What sort of stuff do you design/machine and what sort of capabilities do you need in CAD and CAM? Simple 2D/2.5D parts or complex 3-axis or

4/5-axis stuff? Do you need to make complex assemblies, produce very detailed mult-sheet drawings with Bills of Material, cross sections, detail views, or other "esoteric drawing features"?

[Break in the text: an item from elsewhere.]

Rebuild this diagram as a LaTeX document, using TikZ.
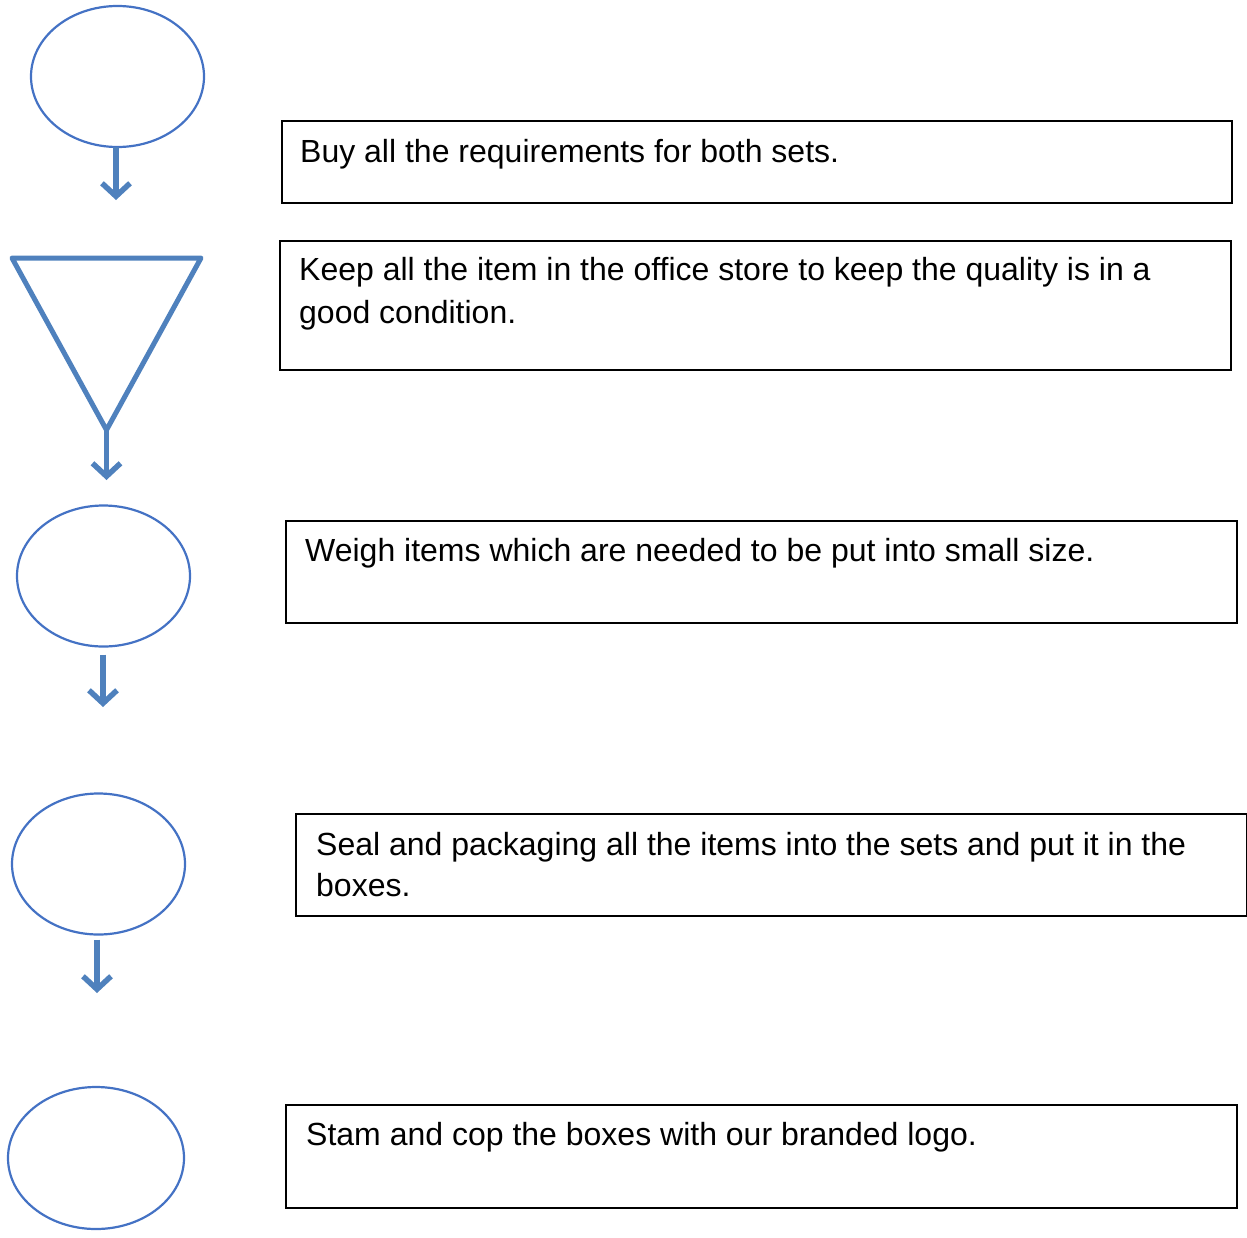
\documentclass[tikz,border=0pt]{standalone}
\usepackage{fontspec}
\setmainfont{Liberation Sans}
\usetikzlibrary{shapes.geometric,arrows.meta}
\definecolor{ovalblue}{RGB}{68,114,196}
\definecolor{arrowblue}{RGB}{79,129,189}

\begin{document}
\begin{tikzpicture}[x=1pt, y=-1pt,
    oval/.style={ellipse, draw=ovalblue, line width=2.2pt, minimum width=173pt, minimum height=141pt, inner sep=0pt, outer sep=0pt},
    flowarrow/.style={draw=arrowblue, line width=5.5pt, -{Straight Barb[length=13pt, width=28pt, line width=5.5pt]}},
    stepbox/.style={rectangle, draw=black, line width=1.8pt, inner sep=0pt, anchor=north west},
    steptext/.style={anchor=base west, inner sep=0pt, align=left, font=\fontsize{32}{43}\selectfont}]
    \useasboundingbox (0,0) rectangle (1247,1237);

    % symbols on the left
    \node[oval] (buy) at (117.5,76.5) {};
    \coordinate (tl) at (12,258);
    \coordinate (tr) at (201,258);
    \coordinate (funnel) at (106.5,430);
    \draw[draw=arrowblue, line width=5pt, line join=round] (tl) -- (tr) -- (funnel) -- cycle;
    \node[oval] (weigh) at (103.5,576) {};
    \node[oval] (seal) at (98.5,864) {};
    \node[oval, minimum width=176pt, minimum height=142pt] (stamp) at (96,1158) {};

    \coordinate (end1) at (116,200);
    \coordinate (end2) at (106.5,480);
    \coordinate (end3) at (103,707);
    \coordinate (end4) at (97,993);
    \draw[flowarrow] (buy.south -| end1) -- (end1);
    \draw[flowarrow] (funnel) -- (end2);
    \draw[flowarrow, shorten <=8pt] (weigh.south -| end3) -- (end3);
    \draw[flowarrow, shorten <=5pt] (seal.south -| end4) -- (end4);

    % boxes
    \node[stepbox, minimum width=950pt, minimum height=82pt] (box1) at (281,120) {};
    \node[stepbox, minimum width=951pt, minimum height=129pt] (box2) at (279,240) {};
    \node[stepbox, minimum width=951pt, minimum height=102pt] (box3) at (285,520) {};
    \node[stepbox, minimum width=951pt, minimum height=102pt] (box4) at (295,813) {};
    \node[stepbox, minimum width=951pt, minimum height=103pt] (box5) at (285,1104) {};

    % texts (base of a two-line text is its last line)
    \node[steptext] (text1) at (300,162) {Buy all the requirements for both sets.};
    \node[steptext] (text2) at (299,323) {Keep all the item in the office store to keep the quality is in a\\good condition.};
    \node[steptext] (text3) at (305,561.5) {Weigh items which are needed to be put into small size.};
    \node[steptext, font=\fontsize{32}{40.7}\selectfont] (text4) at (316,896.5) {Seal and packaging all the items into the sets and put it in the\\boxes.};
    \node[steptext] (text5) at (306,1145) {Stam and cop the boxes with our branded logo.};
\end{tikzpicture}
\end{document}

I bought Alibre Standard about 10 years ago while working with someone that used Inventor. Back then Inventor was $5k or more with $1k or more annual maintenance and Alibre was a few hundred to buy and $100 or so annual maintenance. A week with the 30-day trial convinced me to buy. Since then I've upgraded to Alibre Expert (the highest level, I think) and been mostly happy with it. Alibre was recently acquired by 3D Systems and there is some concern about how this might affect future development, but the product is pretty good right now and will do most or all of what serious hobbyists or small shops may need.

If you have the money (>$5k) give SolidWorks a serious look. If you have only a few hundred to spend and have modest CAD needs, look at some of the free or low cost programs. Autodesk had a free 3D CAD program available for a while and may still do so and I think that another (PTC?) did as well. These seem to be 1-year licenses that may or may not be extended in the future.